-------- RECORDS FOR THE TASK

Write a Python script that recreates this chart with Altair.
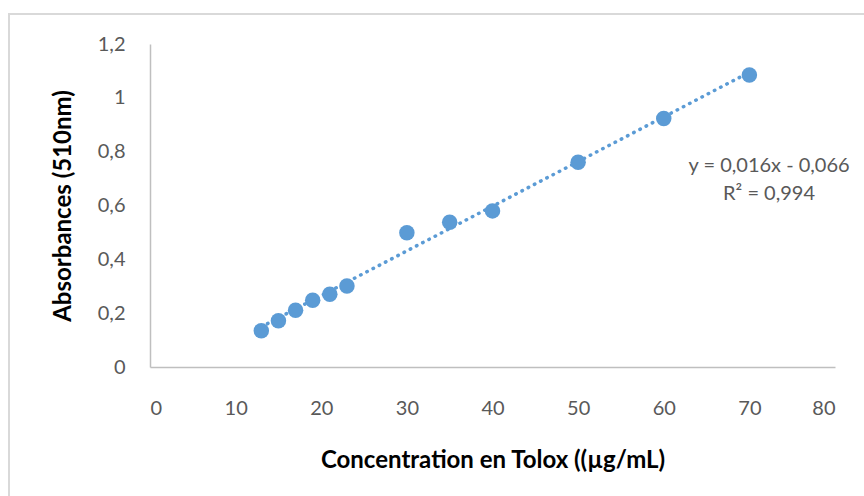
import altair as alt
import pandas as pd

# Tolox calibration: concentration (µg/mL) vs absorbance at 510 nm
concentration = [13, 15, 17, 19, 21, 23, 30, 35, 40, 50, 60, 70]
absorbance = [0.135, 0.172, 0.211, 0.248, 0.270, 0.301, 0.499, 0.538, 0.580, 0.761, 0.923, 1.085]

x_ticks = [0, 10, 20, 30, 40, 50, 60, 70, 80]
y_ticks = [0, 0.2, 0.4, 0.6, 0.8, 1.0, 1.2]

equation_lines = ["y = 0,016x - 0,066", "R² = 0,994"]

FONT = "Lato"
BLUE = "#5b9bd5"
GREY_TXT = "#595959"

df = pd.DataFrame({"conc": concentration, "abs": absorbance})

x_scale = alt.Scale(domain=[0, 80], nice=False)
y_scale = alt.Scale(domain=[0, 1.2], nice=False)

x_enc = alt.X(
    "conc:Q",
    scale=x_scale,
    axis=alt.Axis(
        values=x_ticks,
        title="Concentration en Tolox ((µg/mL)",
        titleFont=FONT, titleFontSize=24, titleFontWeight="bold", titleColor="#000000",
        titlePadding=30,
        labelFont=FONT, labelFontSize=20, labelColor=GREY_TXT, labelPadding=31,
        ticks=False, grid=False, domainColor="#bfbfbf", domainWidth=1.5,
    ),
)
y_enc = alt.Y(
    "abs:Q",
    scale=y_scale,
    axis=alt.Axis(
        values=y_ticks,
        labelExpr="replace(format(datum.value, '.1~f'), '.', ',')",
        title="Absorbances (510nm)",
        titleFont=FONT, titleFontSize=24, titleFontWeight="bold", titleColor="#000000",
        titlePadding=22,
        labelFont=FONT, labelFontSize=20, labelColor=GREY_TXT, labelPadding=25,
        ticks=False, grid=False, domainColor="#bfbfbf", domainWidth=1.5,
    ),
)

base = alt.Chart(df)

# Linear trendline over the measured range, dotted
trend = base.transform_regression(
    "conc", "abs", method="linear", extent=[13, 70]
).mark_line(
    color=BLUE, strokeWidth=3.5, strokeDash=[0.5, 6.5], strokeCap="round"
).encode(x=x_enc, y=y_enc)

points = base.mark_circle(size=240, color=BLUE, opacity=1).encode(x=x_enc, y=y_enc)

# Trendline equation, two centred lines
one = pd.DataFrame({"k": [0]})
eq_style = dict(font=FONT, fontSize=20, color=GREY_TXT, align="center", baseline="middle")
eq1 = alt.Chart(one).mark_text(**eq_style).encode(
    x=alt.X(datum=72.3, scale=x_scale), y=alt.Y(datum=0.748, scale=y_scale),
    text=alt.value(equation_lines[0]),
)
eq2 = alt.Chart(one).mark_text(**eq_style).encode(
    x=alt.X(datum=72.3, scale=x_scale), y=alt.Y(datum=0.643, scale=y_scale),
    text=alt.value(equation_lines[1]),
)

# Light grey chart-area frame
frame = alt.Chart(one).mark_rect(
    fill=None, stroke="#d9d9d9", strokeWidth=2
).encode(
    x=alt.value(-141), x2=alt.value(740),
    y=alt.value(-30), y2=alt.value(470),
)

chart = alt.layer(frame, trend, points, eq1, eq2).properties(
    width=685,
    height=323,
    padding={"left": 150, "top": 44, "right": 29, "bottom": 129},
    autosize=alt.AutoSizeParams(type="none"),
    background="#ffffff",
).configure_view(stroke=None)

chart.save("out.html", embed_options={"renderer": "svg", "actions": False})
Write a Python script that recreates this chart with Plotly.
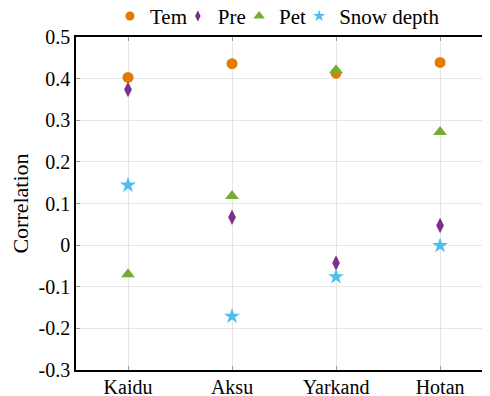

----------------

— YOUR TASK —
The answer is a single number, the count of lines in the records that contain the string "recreates".

— SOLUTION —
2